Reducing Low-Value Care May Mean Tough Conversations With Stakeholders
Laura Joszt, MA
Reducing low-value care can free up money to be spent on high-value services, but it’s a delicate conversation to have, according to panelists at the University of Michigan Center for Value-Based Insurance Design (V-BID)’s V-BID Summit, held March 13 in Ann Arbor, Michigan.
The concept of value is well known among health policy experts, the payer community, and policy makers, but patients do not necessarily have the same idea of what value means, explained Daniel Carey, MD, secretary of Health and Human Resources for the Commonwealth of Virginia.
For instance, when the concept of value is introduced into a conversation around achieving access to care, some stakeholders might get the wrong idea, he said.
“For some, I found out in the last 6 or 8 months, that sounds like we’re trying to reduce access…trying to take something away,” Carey explained.
The language being used in these discussions is crucial, said Gwen Darien, BA, executive vice president for patient advocacy and engagement at the National Patient Advocate Foundation. Her organization represents approximately 150,000 patients who are primarily low income and underresourced and have trouble accessing quality, affordable, and equitable care.
Patients don’t think about the mathematical formulas that policy makers and other experts in the field are using to define value and remove services that are considered low value because they might cause harm or be unnecessary. Instead, patients are concerned with a notion ingrained in American culture that if something is being taken away from them, then they’re being stinted.

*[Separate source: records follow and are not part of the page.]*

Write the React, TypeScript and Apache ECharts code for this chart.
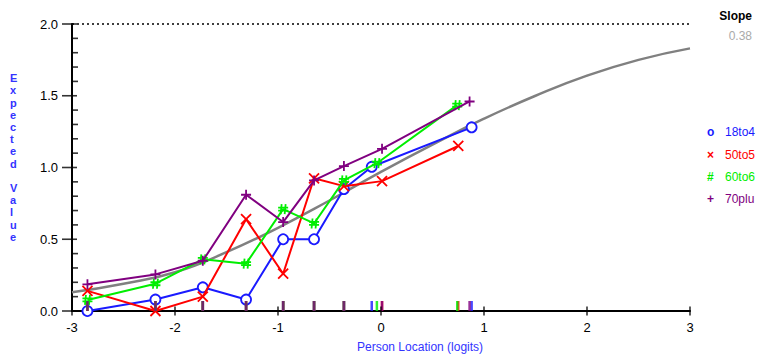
import React, { useEffect, useRef } from "react";
import * as echarts from "echarts";

const xTicks = [-3, -2, -1, 0, 1, 2, 3];
const yMajorTicks = [0, 0.5, 1, 1.5, 2];
const yMinorTicks = [0.1, 0.2, 0.3, 0.4, 0.6, 0.7, 0.8, 0.9, 1.1, 1.2, 1.3, 1.4, 1.6, 1.7, 1.8, 1.9];
const curveX = [-3, -2.5, -2, -1.5, -1, -0.5, 0, 0.5, 1, 1.5, 2, 2.5, 3];
const curveY = [0.13, 0.19, 0.27, 0.41, 0.58, 0.77, 0.97, 1.16, 1.34, 1.5, 1.64, 1.75, 1.83];

const groupNames = ["18to4", "50to5", "60to6", "70plu"];
const groupColors = ["#1a1aff", "#ff0000", "#00ee00", "#800080"];
const groupMarks = ["o", "×", "#", "+"];

const blueX = [-2.85, -2.19, -1.73, -1.31, -0.95, -0.65, -0.36, -0.09, 0.88];
const blueY = [0.0, 0.08, 0.165, 0.08, 0.5, 0.5, 0.85, 1.005, 1.28];
const redX = [-2.85, -2.19, -1.73, -1.31, -0.95, -0.65, -0.36, 0.01, 0.75];
const redY = [0.14, 0.0, 0.1, 0.64, 0.26, 0.925, 0.87, 0.905, 1.15];
const greenX = [-2.85, -2.19, -1.73, -1.31, -0.95, -0.65, -0.36, -0.04, 0.74];
const greenY = [0.077, 0.19, 0.36, 0.33, 0.71, 0.61, 0.91, 1.03, 1.435];
const purpleX = [-2.85, -2.19, -1.73, -1.31, -0.95, -0.65, -0.36, 0.01, 0.86];
const purpleY = [0.186, 0.255, 0.35, 0.81, 0.62, 0.91, 1.01, 1.13, 1.46];

const slopeValue = "0.38";

const seriesX = [blueX, redX, greenX, purpleX];
const seriesY = [blueY, redY, greenY, purpleY];

const symbols = [
  "circle",
  "path://M0,0L10,10M10,0L0,10",
  "path://M3.5,0L2.5,10M7.5,0L6.5,10M0,3.5L10,3.5M0,6.5L10,6.5",
  "path://M5,0L5,10M0,5L10,5",
];

export default function App() {
  const ref = useRef<HTMLDivElement>(null);
  useEffect(() => {
    if (!ref.current) return;
    const chart = echarts.init(ref.current, undefined, { renderer: "svg" });
    const font = "Liberation Sans, Arial, sans-serif";

    const lineSeries: any[] = groupNames.map((name, i) => ({
      type: "line",
      name,
      data: seriesX[i].map((x, j) => [x, seriesY[i][j]]),
      symbol: symbols[i],
      symbolSize: 10,
      showAllSymbol: true,
      lineStyle: { color: groupColors[i], width: 2 },
      itemStyle: {
        color: i === 0 ? "#ffffff" : "rgba(0,0,0,0)",
        borderColor: groupColors[i],
        borderWidth: 1.8,
      },
      z: 3 + i,
    }));

    const rugSeries: any[] = groupNames.map((name, i) => ({
      type: "scatter",
      name: name + " ticks",
      data: seriesX[i].map((x) => [x, 0]),
      symbol: "rect",
      symbolSize: [2.5, 10],
      symbolOffset: [0, "-50%"],
      itemStyle: { color: groupColors[i] },
      silent: true,
      z: 2 + i,
    }));

    const yMajorSeries = {
      type: "scatter",
      name: "y major ticks",
      data: yMajorTicks.map((v) => [-3, v]),
      symbol: "rect",
      symbolSize: [15, 1.6],
      symbolOffset: [-2.5, 0],
      itemStyle: { color: "#000" },
      silent: true,
      clip: false,
      z: 10,
    };
    const yMinorSeries = {
      type: "scatter",
      name: "y minor ticks",
      data: yMinorTicks.map((v) => [-3, v]),
      symbol: "rect",
      symbolSize: [6, 1.6],
      symbolOffset: [3, 0],
      itemStyle: { color: "#000" },
      silent: true,
      clip: false,
      z: 10,
    };
    const xTickSeries = {
      type: "scatter",
      name: "x ticks",
      data: xTicks.map((v) => [v, 0]),
      symbol: "rect",
      symbolSize: [1.6, 9],
      itemStyle: { color: "#000" },
      silent: true,
      clip: false,
      z: 10,
    };

    const legendGraphics: any[] = [];
    groupNames.forEach((name, i) => {
      const y = [134, 157, 179, 201][i];
      legendGraphics.push({
        type: "text",
        left: 707,
        top: y - 8,
        style: { text: groupMarks[i], fill: groupColors[i], font: `bold 12px ${font}` },
      });
      legendGraphics.push({
        type: "text",
        left: 725,
        top: y - 8,
        style: { text: name, fill: groupColors[i], font: `12px ${font}` },
      });
    });

    chart.setOption({
      animation: false,
      grid: { left: 72, right: 67, top: 24, bottom: 45, containLabel: false },
      xAxis: {
        type: "value",
        min: -3,
        max: 3,
        interval: 1,
        axisLine: { show: true, onZero: false, lineStyle: { color: "#000", width: 2 } },
        axisTick: { show: false },
        axisLabel: { color: "#000", fontSize: 13, fontFamily: font, margin: 10 },
        splitLine: { show: false },
      },
      yAxis: {
        type: "value",
        min: 0,
        max: 2,
        interval: 0.5,
        axisLine: { show: true, onZero: false, lineStyle: { color: "#000", width: 2 } },
        axisTick: { show: false },
        axisLabel: {
          color: "#000",
          fontSize: 13,
          fontFamily: font,
          margin: 14,
          formatter: (v: number) => v.toFixed(1),
        },
        splitLine: { show: false },
      },
      series: [
        {
          type: "line",
          name: "Expected",
          data: curveX.map((x, j) => [x, curveY[j]]),
          smooth: true,
          symbol: "none",
          lineStyle: { color: "#808080", width: 2.5 },
          z: 1,
          markLine: {
            silent: true,
            symbol: ["none", "none"],
            label: { show: false },
            lineStyle: { type: [2, 3], color: "#000", width: 1.5 },
            data: [{ yAxis: 2 }],
          },
        },
        ...lineSeries,
        ...rugSeries,
        yMajorSeries,
        yMinorSeries,
        xTickSeries,
      ],
      graphic: [
        {
          type: "text",
          left: 10,
          top: 72,
          style: {
            text: "Expected Value".split("").join("\n"),
            fill: "#3333ff",
            font: `bold 11px ${font}`,
            lineHeight: 12.2,
            align: "center",
            width: 12,
          },
        },
        {
          type: "text",
          left: 357,
          top: 341,
          style: { text: "Person Location (logits)", fill: "#3333ff", font: `12px ${font}` },
        },
        {
          type: "text",
          right: 5,
          top: 10,
          style: { text: "Slope", fill: "#000", font: `bold 12px ${font}` },
        },
        {
          type: "text",
          right: 5,
          top: 30,
          style: { text: slopeValue, fill: "#aaaaaa", font: `12px ${font}` },
        },
        ...legendGraphics,
      ],
    });
    return () => chart.dispose();
  }, []);
  return (
    <div
      ref={ref}
      style={{ position: "fixed", left: 0, top: 0, width: 757, height: 356, background: "#fff" }}
    />
  );
}
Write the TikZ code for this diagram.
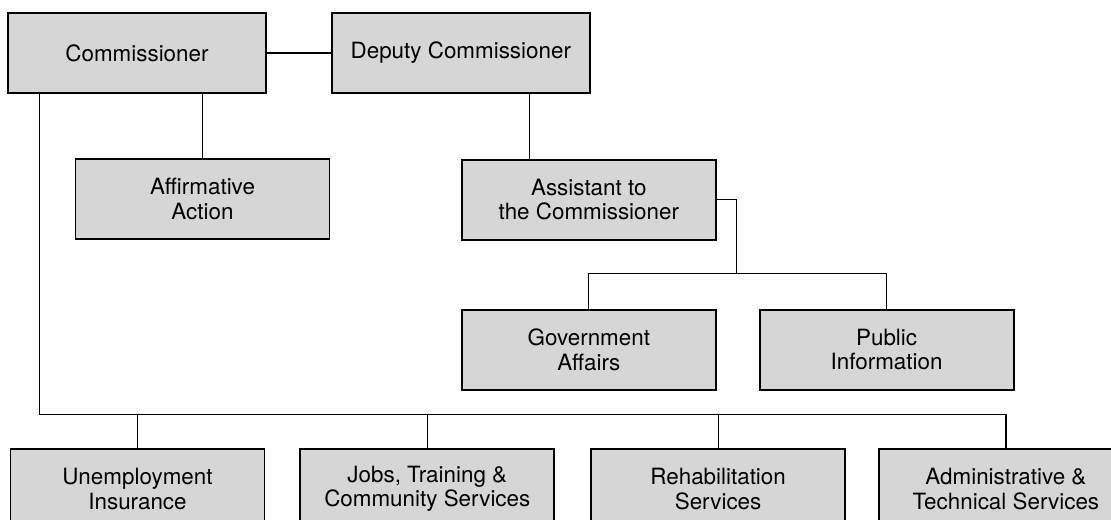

The conversation has to make it clear that services are being taken away in order to keep patients safe from harm, she added.
“A lot of the ways that we’ve talked about reducing low-value services [have] had to do with waste and waste in the system,” Darien said. “People do not want to hear that anything that their doctor is prescribing for them is wasteful.”
That’s why explaining the harm of unnecessary or low-value services is important and can help the patient understand that the concern is keeping them safe.
“Less can often be more, because more can lead to unintended consequences,” she added.
When Cigna talks about reducing low-value services, many times people interpret that as taking away care, according to John Keats, MD, national medical director for affordability and specialty partnerships at Cigna. But the company tries to be very deliberate in using evidence generated by other organizations and the recommendations of the United States Preventive Services Task Force (USPSTF) to make decisions on low-value care that can be removed. A D rating from the USPSTF means that a service is not recommended to be used in asymptomatic patients.
One service that the panelists gave as an example of a low-value service that is used often and can be mostly cut out of the system is vitamin D screening. Cigna defined a population for whom vitamin D screening was recommended and would not pay for the test for any patients who didn’t meet those criteria. According to Keats, a year later, doctors have stopped ordering the test and it has saved $20 million.
“This whole idea of low-value care, I think, is great, but what I see time and again [is]…we have to be on the lookout for low-value physicians,” Keats said. “At the end of the day, this is physician-driven.”
Beth Bortz, president and chief executive officer of the Virginia Center for Health Innovation (VCHI), was in the audience and mentioned that some physicians don’t even realize they’re ordering the test as often as they are. She related the story of a member of USPSTF with whom VCHI was working in its quest to identify and measure uses of low-value care, who saw his data on vitamin D screening and thought that the data must have been wrong because he would never order that many vitamin D screenings. But when he dug into the data, he realized that a vitamin D screening was part of a bundled laboratory order, and he was ordering it far more often than he realized.
“I think that’s a big piece of the secret sauce [to reducing use of low-value services],” Bortz said. “They have to sit with [the data], look at it, dig into it.”
Carey admitted that there is pushback even from physicians when it comes to removing low-value care, and it’s not because they think low-value care utilization isn’t an issue. Most physicians agree with the concept of removing low-value care, but they worry that it will be overinterpreted and that the 5% or 10% who do need the service will miss out on it. The pushback, he clarified, has been on an “inflexible system” that doesn’t allow leeway for someone to step off and provide services that might be of low value for the majority of people but fit for that specific patient.
All this work to remove low-value care can have real benefits for patients, as it saves money that might have been used on unnecessary services and frees those dollars up for high-quality services to be used. Darien used the example of lung cancer, where if money is freed up, all patients can get their tumors sequenced so they are given the right treatment that will have the best chance of working for them instead of being treated “scattershot.”
“That’s removing low-value care to add high-value care,” she said.
In Virginia, VCHI just received $2.2 million to launch a 3-year statewide pilot to reduce the use of low-value care. The pilot will bring together 6 health systems and 3 clinically integrated networks to form a large-scale health system learning community and will also create an employer task force that includes employers, the Virginia Chamber of Commerce, and the Virginia Business Coalition. This is the next step after the work that Virginia has done to identify and measure low-value care utilization.
“Once we’ve moved the dial, then we’ll explore the headroom,” Carey said. “We need to turn waste into real dollars.”